Everything from the first line of the data through the line with "Chart.register(...registerables);" is to be echoed exactly, minus the pictures.

········

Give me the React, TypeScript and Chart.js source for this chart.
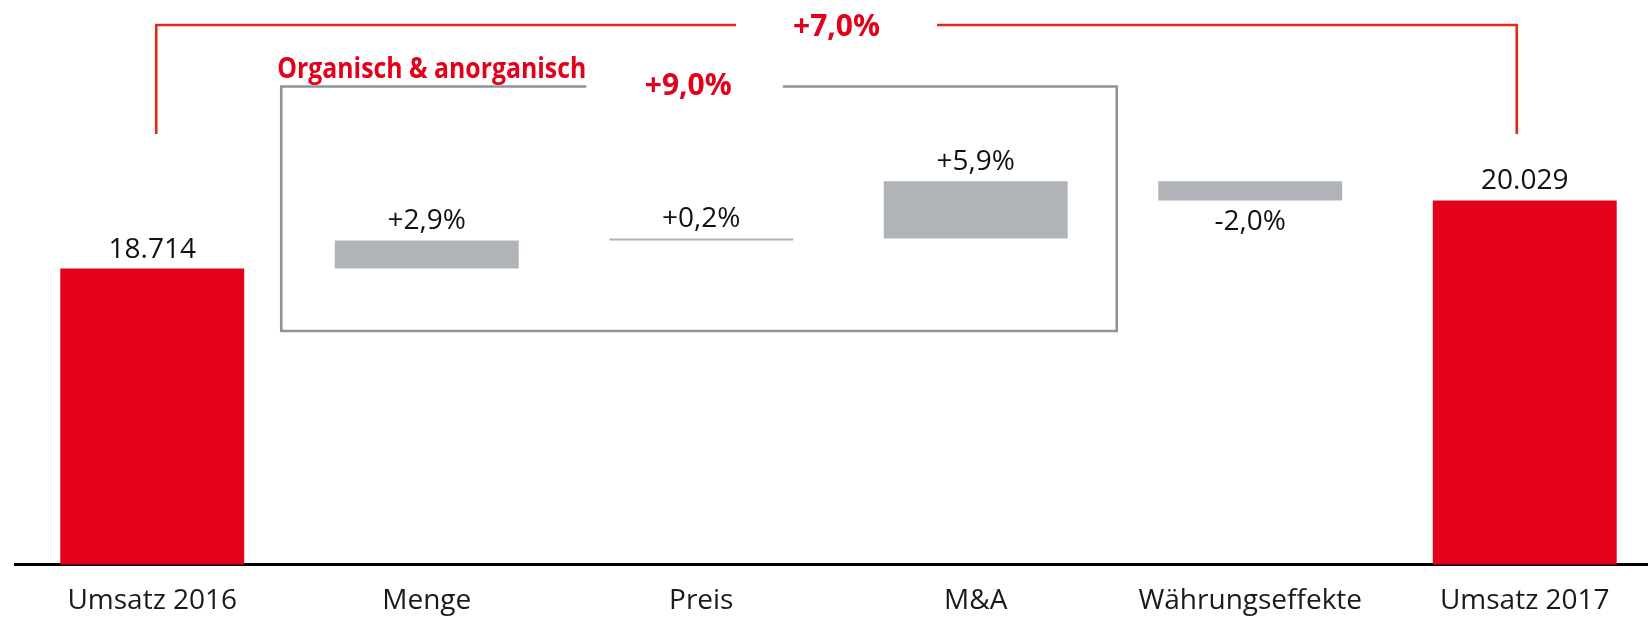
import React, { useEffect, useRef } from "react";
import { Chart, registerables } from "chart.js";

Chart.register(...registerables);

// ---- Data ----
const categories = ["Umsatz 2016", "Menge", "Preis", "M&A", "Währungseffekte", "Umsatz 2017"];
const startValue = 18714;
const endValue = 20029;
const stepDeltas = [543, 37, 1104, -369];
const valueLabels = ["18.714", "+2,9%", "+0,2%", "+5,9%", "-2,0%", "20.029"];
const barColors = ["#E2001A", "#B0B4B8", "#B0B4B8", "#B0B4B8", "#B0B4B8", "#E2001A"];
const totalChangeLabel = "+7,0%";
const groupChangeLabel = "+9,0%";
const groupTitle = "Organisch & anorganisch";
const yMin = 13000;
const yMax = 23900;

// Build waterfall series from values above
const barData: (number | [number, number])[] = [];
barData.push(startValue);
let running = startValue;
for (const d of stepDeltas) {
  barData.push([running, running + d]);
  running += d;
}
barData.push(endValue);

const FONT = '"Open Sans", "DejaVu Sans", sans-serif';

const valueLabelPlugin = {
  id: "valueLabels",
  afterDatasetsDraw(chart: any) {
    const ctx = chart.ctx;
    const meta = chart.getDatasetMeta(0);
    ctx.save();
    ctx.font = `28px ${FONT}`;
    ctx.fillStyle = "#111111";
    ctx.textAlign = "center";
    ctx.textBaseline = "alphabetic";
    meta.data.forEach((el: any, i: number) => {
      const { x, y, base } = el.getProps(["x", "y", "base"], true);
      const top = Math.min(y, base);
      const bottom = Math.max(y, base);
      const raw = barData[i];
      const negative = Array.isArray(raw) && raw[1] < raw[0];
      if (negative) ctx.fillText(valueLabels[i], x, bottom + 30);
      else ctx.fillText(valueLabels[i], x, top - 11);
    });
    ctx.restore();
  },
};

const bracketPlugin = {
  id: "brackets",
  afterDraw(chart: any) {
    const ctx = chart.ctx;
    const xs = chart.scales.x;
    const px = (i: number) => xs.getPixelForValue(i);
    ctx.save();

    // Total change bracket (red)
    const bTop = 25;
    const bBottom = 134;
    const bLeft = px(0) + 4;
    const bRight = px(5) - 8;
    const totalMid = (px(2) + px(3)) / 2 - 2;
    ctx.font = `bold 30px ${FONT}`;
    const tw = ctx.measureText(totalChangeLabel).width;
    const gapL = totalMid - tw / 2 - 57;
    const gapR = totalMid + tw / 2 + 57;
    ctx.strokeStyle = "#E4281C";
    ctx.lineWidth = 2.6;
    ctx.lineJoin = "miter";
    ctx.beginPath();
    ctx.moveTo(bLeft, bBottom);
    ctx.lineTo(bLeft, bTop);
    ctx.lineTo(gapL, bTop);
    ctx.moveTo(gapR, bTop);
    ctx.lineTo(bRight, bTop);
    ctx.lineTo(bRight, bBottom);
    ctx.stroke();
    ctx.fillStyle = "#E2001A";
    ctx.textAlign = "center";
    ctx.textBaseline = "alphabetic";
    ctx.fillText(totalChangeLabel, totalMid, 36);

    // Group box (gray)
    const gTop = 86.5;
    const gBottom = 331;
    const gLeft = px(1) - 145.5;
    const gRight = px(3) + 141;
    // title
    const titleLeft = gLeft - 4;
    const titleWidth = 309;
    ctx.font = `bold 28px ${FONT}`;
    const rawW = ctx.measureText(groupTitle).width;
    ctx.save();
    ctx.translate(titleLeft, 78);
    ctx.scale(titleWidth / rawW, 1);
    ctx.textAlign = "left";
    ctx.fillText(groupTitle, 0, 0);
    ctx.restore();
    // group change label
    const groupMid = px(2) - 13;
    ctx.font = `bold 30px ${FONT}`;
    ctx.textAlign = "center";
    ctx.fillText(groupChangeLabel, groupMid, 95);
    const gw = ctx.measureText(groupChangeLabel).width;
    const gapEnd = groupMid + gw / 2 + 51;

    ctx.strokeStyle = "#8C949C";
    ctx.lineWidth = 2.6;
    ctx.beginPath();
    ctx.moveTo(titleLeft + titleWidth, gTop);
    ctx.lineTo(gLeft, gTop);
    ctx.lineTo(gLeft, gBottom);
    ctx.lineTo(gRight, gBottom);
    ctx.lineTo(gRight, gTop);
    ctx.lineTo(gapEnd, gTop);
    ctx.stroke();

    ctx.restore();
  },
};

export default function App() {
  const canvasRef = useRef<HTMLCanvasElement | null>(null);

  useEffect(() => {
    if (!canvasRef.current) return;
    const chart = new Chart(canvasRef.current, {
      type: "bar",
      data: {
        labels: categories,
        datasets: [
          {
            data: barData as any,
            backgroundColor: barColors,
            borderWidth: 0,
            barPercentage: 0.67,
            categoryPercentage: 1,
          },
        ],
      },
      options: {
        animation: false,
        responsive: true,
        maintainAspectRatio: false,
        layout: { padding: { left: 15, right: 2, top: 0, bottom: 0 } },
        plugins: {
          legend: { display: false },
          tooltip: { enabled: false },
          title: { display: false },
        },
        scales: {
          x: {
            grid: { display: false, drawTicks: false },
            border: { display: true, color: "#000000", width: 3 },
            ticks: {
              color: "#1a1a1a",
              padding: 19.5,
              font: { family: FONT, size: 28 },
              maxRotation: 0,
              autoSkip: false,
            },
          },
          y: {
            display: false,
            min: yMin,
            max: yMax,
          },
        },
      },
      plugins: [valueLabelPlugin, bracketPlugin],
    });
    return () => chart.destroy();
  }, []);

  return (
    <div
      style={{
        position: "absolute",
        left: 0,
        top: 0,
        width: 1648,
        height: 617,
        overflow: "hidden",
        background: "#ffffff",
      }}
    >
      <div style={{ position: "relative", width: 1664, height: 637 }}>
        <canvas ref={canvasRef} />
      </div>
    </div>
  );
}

········

- **EXERCISE SOLUTION**:
Give me the React, TypeScript and Chart.js source for this chart.
import React, { useEffect, useRef } from "react";
import { Chart, registerables } from "chart.js";

Chart.register(...registerables);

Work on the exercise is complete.